4. The computer management identification method based on face recognition according to claim 1, characterized in that, The method for obtaining the head deflection confidence includes: On both sides of the central axis of the eyes, local texture regions of a preset size are extracted, centered on each key feature point of the eyes. The local texture feature vector in each local texture region is obtained based on the LBP operator; the difference in local texture feature vectors between the local texture regions on both sides of the midline of the eyes is used as the texture distribution difference feature. The distance deviations of key feature points on both sides of the midline of the eyes from the midline are analyzed; the confidence level of head deflection is obtained by combining the distance deviation with the difference in texture distribution.
5. The computer management identification method based on face recognition according to claim 1, characterized in that, The method for obtaining the deflection illumination coupling coefficient includes: The backlight side and the light-receiving side are determined based on the grayscale distribution on both sides of the midline of the eyes; An illumination compensation factor was constructed using the head deflection confidence level, and the illumination compensation factor was positively correlated with the head deflection confidence level. The compensation gray value of the backlight side was obtained by combining the illumination compensation factor and the gray value mean of the backlight side. The deflection light coupling coefficient is obtained based on the deviation between the gray-scale mean on the light-receiving side and the compensated gray-scale mean on the backlight side.
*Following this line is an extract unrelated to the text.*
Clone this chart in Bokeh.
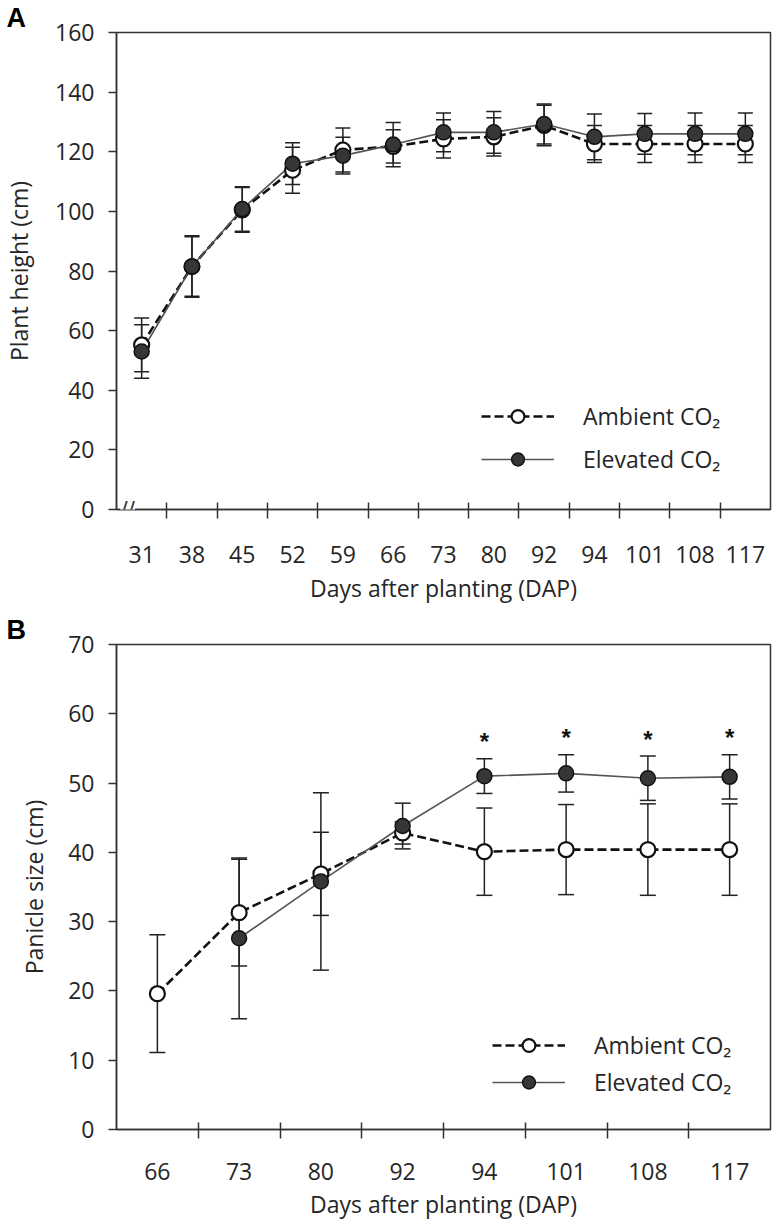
import math
from bokeh.plotting import figure
from bokeh.models import (ColumnDataSource, Range1d, FixedTicker, Whisker, TeeHead,
                          Legend, LegendItem, Label)
from bokeh.layouts import column
from bokeh.embed import file_html
from bokeh.resources import INLINE
from bokeh.core.properties import value

# ---------------- data ----------------
days_a = ["31", "38", "45", "52", "59", "66", "73", "80", "92", "94", "101", "108", "117"]
amb_a = [55.2, 81.5, 100.5, 113.8, 120.6, 121.8, 124.3, 125.0, 128.8, 122.6, 122.6, 122.6, 122.6]
amb_a_err = [9.0, 10.0, 7.5, 7.7, 7.4, 5.6, 6.4, 6.4, 6.8, 6.2, 6.2, 6.2, 6.2]
elev_a = [53.0, 81.5, 100.8, 116.0, 118.7, 122.4, 126.5, 126.5, 129.3, 125.0, 126.0, 126.0, 126.0]
elev_a_err = [9.0, 10.3, 7.5, 7.0, 6.2, 7.4, 6.5, 7.0, 6.7, 7.7, 6.8, 7.0, 7.0]
yticks_a = [0, 20, 40, 60, 80, 100, 120, 140, 160]

days_b = ["66", "73", "80", "92", "94", "101", "108", "117"]
amb_b = [19.6, 31.3, 36.9, 42.8, 40.1, 40.4, 40.4, 40.4]
amb_b_err = [8.5, 7.7, 6.0, 1.6, 6.3, 6.5, 6.6, 6.6]
elev_b = [float("nan"), 27.6, 35.8, 43.8, 51.0, 51.4, 50.7, 50.9]
elev_b_err = [float("nan"), 11.6, 12.8, 3.3, 2.5, 2.7, 3.2, 3.2]
sig_b = ["", "", "", "", "*", "*", "*", "*"]
yticks_b = [0, 10, 20, 30, 40, 50, 60, 70]

FONT = "Open Sans"
TXT = "#262626"
AX = "#333333"


def series_source(vals, errs):
    xs, ys, lo, hi = [], [], [], []
    for i, (v, e) in enumerate(zip(vals, errs)):
        if v is None or (isinstance(v, float) and math.isnan(v)):
            continue
        xs.append(i)
        ys.append(v)
        lo.append(v - e)
        hi.append(v + e)
    return ColumnDataSource(dict(x=xs, y=ys, lower=lo, upper=hi))


def make_panel(days, amb, amb_err, elev, elev_err, yticks, width, height,
               borders, tick_standoff, xlab_standoff, ylab_standoff, legend_loc,
               legend_spacing, letter, letter_offset, ylabel, cap):
    n = len(days)
    bl, br, bt, bb = borders
    p = figure(width=width, height=height, output_backend="svg", toolbar_location=None,
               x_range=Range1d(-0.5, n - 0.5), y_range=Range1d(yticks[0], yticks[-1]),
               min_border_left=bl, min_border_right=br, min_border_top=bt,
               min_border_bottom=bb, title=letter)
    p.title.text_font = "Liberation Sans"
    p.title.text_font_style = "bold"
    p.title.text_font_size = "27px"
    p.title.text_color = "#000000"
    p.title.align = "left"
    p.title.offset = letter_offset
    p.title.standoff = 0

    p.xgrid.visible = False
    p.ygrid.visible = False
    p.outline_line_color = AX
    p.outline_line_width = 1.5
    p.background_fill_color = "white"
    p.border_fill_color = "white"

    # x axis: labels at category centres, ticks at the boundaries
    xa = p.xaxis[0]
    xa.ticker = FixedTicker(ticks=list(range(n)), minor_ticks=[i + 0.5 for i in range(n - 1)])
    xa.major_label_overrides = {i: d for i, d in enumerate(days)}
    xa.axis_line_color = AX
    xa.axis_line_width = 1.5
    xa.major_tick_in = 0
    xa.major_tick_out = 0
    xa.minor_tick_in = 7
    xa.minor_tick_out = 9
    xa.minor_tick_line_color = AX
    xa.minor_tick_line_width = 1.5
    xa.major_label_standoff = tick_standoff
    xa.major_label_text_font = FONT
    xa.major_label_text_font_size = "23px"
    xa.major_label_text_color = TXT
    xa.axis_label = "Days after planting (DAP)"
    xa.axis_label_standoff = xlab_standoff
    xa.axis_label_text_font = FONT
    xa.axis_label_text_font_size = "23px"
    xa.axis_label_text_font_style = "normal"
    xa.axis_label_text_color = TXT

    ya = p.yaxis[0]
    ya.ticker = FixedTicker(ticks=yticks, minor_ticks=[])
    ya.axis_line_color = AX
    ya.axis_line_width = 1.5
    ya.major_tick_in = 0
    ya.major_tick_out = 8
    ya.major_tick_line_color = AX
    ya.major_tick_line_width = 1.5
    ya.minor_tick_in = 0
    ya.minor_tick_out = 0
    ya.major_label_standoff = 14
    ya.major_label_text_font = FONT
    ya.major_label_text_font_size = "23px"
    ya.major_label_text_color = TXT
    ya.axis_label = ylabel
    ya.axis_label_standoff = ylab_standoff
    ya.axis_label_text_font = FONT
    ya.axis_label_text_font_size = "23px"
    ya.axis_label_text_font_style = "normal"
    ya.axis_label_text_color = TXT

    src_a = series_source(amb, amb_err)
    src_e = series_source(elev, elev_err)

    for src in (src_a, src_e):
        w = Whisker(source=src, base="x", upper="upper", lower="lower", dimension="height",
                    line_color="#222222", line_width=1.5,
                    upper_head=TeeHead(size=cap, line_color="#222222", line_width=1.5),
                    lower_head=TeeHead(size=cap, line_color="#222222", line_width=1.5))
        p.add_layout(w)

    la = p.line("x", "y", source=src_a, line_color="#111111", line_width=2.6, line_dash="9 4")
    le = p.line("x", "y", source=src_e, line_color="#555555", line_width=1.6)
    sa = p.scatter("x", "y", source=src_a, size=15, marker="circle", fill_color="white",
                   line_color="#111111", line_width=2.2)
    se = p.scatter("x", "y", source=src_e, size=15, marker="circle", fill_color="#363636",
                   line_color="#111111", line_width=1.5)

    legend = Legend(items=[LegendItem(label="Ambient CO₂", renderers=[la, sa]),
                           LegendItem(label="Elevated CO₂", renderers=[le, se])],
                    location=legend_loc, glyph_width=73, glyph_height=32, label_height=32,
                    spacing=legend_spacing, label_standoff=29, padding=0, margin=0,
                    border_line_alpha=0, background_fill_alpha=0,
                    label_text_font=FONT, label_text_font_size="23px",
                    label_text_color=TXT)
    p.add_layout(legend)
    return p


pa = make_panel(days_a, amb_a, amb_a_err, elev_a, elev_a_err, yticks_a,
                width=781, height=606, borders=(110, 11, 32, 96), tick_standoff=27,
                xlab_standoff=6, ylab_standoff=17, legend_loc=(365, 34), legend_spacing=11,
                letter="A", letter_offset=-110, ylabel="Plant height (cm)", cap=15)
# axis break mark
pa.add_layout(Label(x=-0.28, y=0, text="//", text_font="DejaVu Sans", text_font_size="22px",
                    text_color=AX, text_align="center", text_baseline="middle",
                    background_fill_color="white"))

pb = make_panel(days_b, amb_b, amb_b_err, elev_b, elev_b_err, yticks_b,
                width=781, height=616, borders=(113, 5, 38, 93), tick_standoff=24,
                xlab_standoff=5, ylab_standoff=15, legend_loc=(376, 31), legend_spacing=5,
                letter="B", letter_offset=-110, ylabel="Panicle size (cm)", cap=16)

# significance asterisks above elevated error bars
star_x = [i for i, s in enumerate(sig_b) if s]
star_y = [elev_b[i] + elev_b_err[i] for i in star_x]
star_t = [sig_b[i] for i in star_x]
pb.text(x=star_x, y=star_y, text=star_t, text_align="center", text_baseline="middle",
        y_offset=-17, text_font=value("Liberation Sans"), text_font_style="bold",
        text_font_size="24px", text_color="#111111")

layout = column(pa, pb, spacing=0)
open("out.html", "w").write(file_html(layout, INLINE))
6. The computer management identification method based on face recognition according to claim 5, characterized in that, The determination of the backlight side and the light-receiving side based on the grayscale distribution on both sides of the central axis of the eyes includes: The gray values of pixels in all facial feature regions on both sides of the midline of the eyes are counted separately. The overall gray value of each side is calculated, and the side with the larger gray value is taken as the illuminated side, and the side with the smaller gray value is taken as the backlit side.
7. The computer management identification method based on face recognition according to claim 1, characterized in that, The process of dynamically adjusting the gain of the basic attention weight based on the deflection illumination coupling coefficient to obtain the dynamic attention weight includes: The product of the deflection illumination coupling coefficient and the basic attention weight is used as the weight gain; the sum of the weight gain and the basic attention weight is used as the dynamic attention weight.
8. The computer management identification method based on face recognition according to claim 1, characterized in that, The step of using the dynamic attention weight-guided recognition model to extract and match features from real-time face images includes: The real-time face image is divided into a sequence of image blocks according to a preset size, and each image block is converted into a first token sequence; the dynamic attention weights of each facial feature region are vectorized to form a second token sequence; the second token sequence is concatenated with the first token sequence and then input into the visual Transformer model; The visual Transformer model uses a self-attention mechanism to allocate higher computational attention to image block features corresponding to high-weight facial feature regions in the first token sequence based on the weight information carried by the second token sequence, thereby completing feature extraction and identity matching.
9. The computer management identification method based on face recognition according to claim 1, characterized in that, The determination of the basic attention weights for each key feature point in the real-time facial image of the target object based on the risk level includes: A five-point feature detection algorithm is used to extract key feature points in real-time face images. The key feature points include eye feature points, nose root feature points, and left and right corners of mouth feature points. Based on historical data, a mapping table is pre-generated to correspond risk levels and attention weights for facial feature regions. According to the current risk level of the target object, the attention weights of the corresponding facial feature regions are retrieved from the mapping table as the basic attention weights of the facial feature regions to which each key feature point belongs.
10. A computer management and identification system based on face recognition, comprising a memory, a processor, and a computer program stored in the memory and executable on the processor, characterized in that, When the processor executes the computer program, it implements the steps of the computer management and identification method based on face recognition as described in any one of claims 1 to 9.